2020 Democrats share plans to fight poverty at presidential forum

NPP Pressroom

Vox
P.R. Lockhart
06/18/2019

The Poor People’s Campaign has its own plan to end poverty

In a press call before the forum, Barber and Poor People’s Campaign co-chair the Rev. Liz Theoharis argued that the issues of poverty and systemic racism are bigger than any one election, and that it has been the inaction of both parties that allowed millions to languish with little assistance.

On Monday, the Poor People’s Campaign also released “The Poor People’s Moral Budget,” published with the help of the Institute for Policy Studies. The budget calls for cuts in defense spending and an end to tax breaks for the rich, arguing that this money would be better put to use restoring the social safety net, improving wages, and providing services to the poor. The budget report also rails against voter suppression and gerrymandering, citing the two as examples of “policy violence” or, as Barber put it on Monday, “policy racism.”
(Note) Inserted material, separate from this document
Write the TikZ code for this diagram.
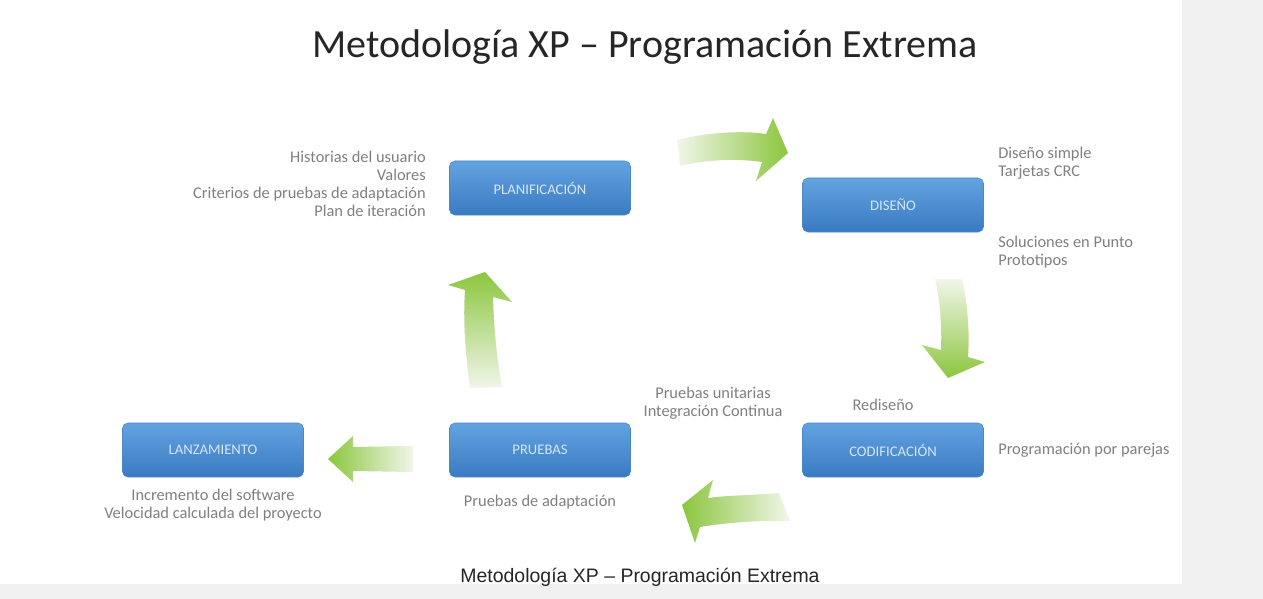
\documentclass[tikz,border=0pt]{standalone}
\usepackage{fontspec}
\setmainfont{Carlito}
\newfontfamily\capfont{Liberation Sans}
\definecolor{bgray}{HTML}{F0F0F0}
\definecolor{lbl}{HTML}{808080}
\definecolor{boxtop}{HTML}{62A3E0}
\definecolor{boxbot}{HTML}{3A7AC2}
\definecolor{boxline}{HTML}{4C88C9}
\definecolor{boxtxt}{HTML}{D5E6F7}
\definecolor{gdark}{HTML}{8CC63E}
\definecolor{gpale}{HTML}{F1F6EA}
\definecolor{titlec}{HTML}{262626}
\tikzset{
  phase/.style={rectangle, rounded corners=4pt, draw=boxline, line width=0.4pt,
    top color=boxtop, bottom color=boxbot, minimum width=135.75pt, minimum height=40.5pt,
    text=boxtxt, font=\fontsize{11pt}{13pt}\selectfont, inner sep=0pt},
  lab/.style={text=lbl, font=\fontsize{12.3pt}{13.5pt}\selectfont, inner sep=0pt},
  garrow/.style={draw=none}
}
\begin{document}
\begin{tikzpicture}[x=0.75pt, y=-0.75pt]
\useasboundingbox (0,0) rectangle (1263,599);
\fill[bgray] (0,0) rectangle (1263,599);
\fill[white] (0,0) rectangle (1182,584);
% title
\node[text=titlec, font=\fontsize{30pt}{34pt}\selectfont, inner sep=0pt] (title) at (645,47) {Metodología XP – Programación Extrema};
% boxes
\node[phase] (plan) at (540,188) {PLANIFICACIÓN};
\node[phase] (dis) at (893,205) {DISEÑO};
\node[phase] (cod) at (893,450) {CODIFICACIÓN};
\node[phase] (pru) at (540,450) {PRUEBAS};
\node[phase] (lan) at (213,450) {LANZAMIENTO};
% labels
\node[lab, anchor=east, align=right] (planlbl) at (426,184) {Historias del usuario\\Valores\\Criterios de pruebas de adaptación\\Plan de iteración};
\node[lab, anchor=west, align=left] (dislbl1) at (998,163.5) {Diseño simple\\Tarjetas CRC};
\node[lab, anchor=west, align=left] (dislbl2) at (998,252) {Soluciones en Punto\\Prototipos};
\node[lab, align=center] (prulbl1) at (713,403.5) {Pruebas unitarias\\Integración Continua};
\node[lab] (redis) at (883,405) {Rediseño};
\node[lab, anchor=west] (prog) at (998,450) {Programación por parejas};
\node[lab] (pruad) at (540,502) {Pruebas de adaptación};
\node[lab, align=center] (lanlbl) at (213,505) {Incremento del software\\Velocidad calculada del proyecto};
% caption
\node[text=black!85, font=\capfont\fontsize{14.6pt}{16pt}\selectfont, inner sep=0pt] (caption) at (640,577) {Metodología XP – Programación Extrema};
% arrows
\shade[garrow, left color=gpale, right color=gdark] (677,140) .. controls (705,133) and (740,130) .. (766,134) -- (773,118) -- (788,153) -- (756,181) -- (762,162) .. controls (735,158) and (705,160) .. (680,166) -- cycle;
\shade[garrow, top color=gpale, bottom color=gdark] (935,279) .. controls (940,300) and (942,325) .. (941,350) -- (922,345) -- (948,378) -- (985,362) -- (968,357) .. controls (970,330) and (967,300) .. (962,279) -- cycle;
\shade[garrow, left color=gdark, right color=gpale] (779,493) .. controls (760,495) and (730,495) .. (708,498) -- (713,480) -- (682,505) -- (695,543) -- (700,527) .. controls (730,522) and (765,520) .. (790,521) -- cycle;
\shade[garrow, left color=gdark, right color=gpale] (413,446) -- (353,447) -- (353,436) -- (328,459) -- (353,482) -- (353,471) -- (413,472) -- cycle;
\shade[garrow, top color=gdark, bottom color=gpale] (470,388) .. controls (465,350) and (463,320) .. (465,290) -- (448,285) -- (485,272) -- (512,302) -- (493,297) .. controls (494,330) and (497,360) .. (502,387) -- cycle;
\end{tikzpicture}
\end{document}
The Poor People’s Campaign says that there are more than 140 million people making less than twice the poverty line in the United States and that the country must move past partisan politics and focus on assisting poor and low-income people.

“Poverty and inequality are created by policy, and must be remedied by policy, not pity,” Barber and Theoharis note in the report.

Before they hosted the presidential candidates on Monday, Barber and Theoharis argued that their forum was focused on the needs of poor Americans, not on the performances of the candidates.

“We cannot continue to keep rejecting the poor, rejecting the hurting...This is bigger than the next election,” Barber said during a June 16 appearance on CNN. “This is about whether America can be America, itself. It is about our long-term health as a country.”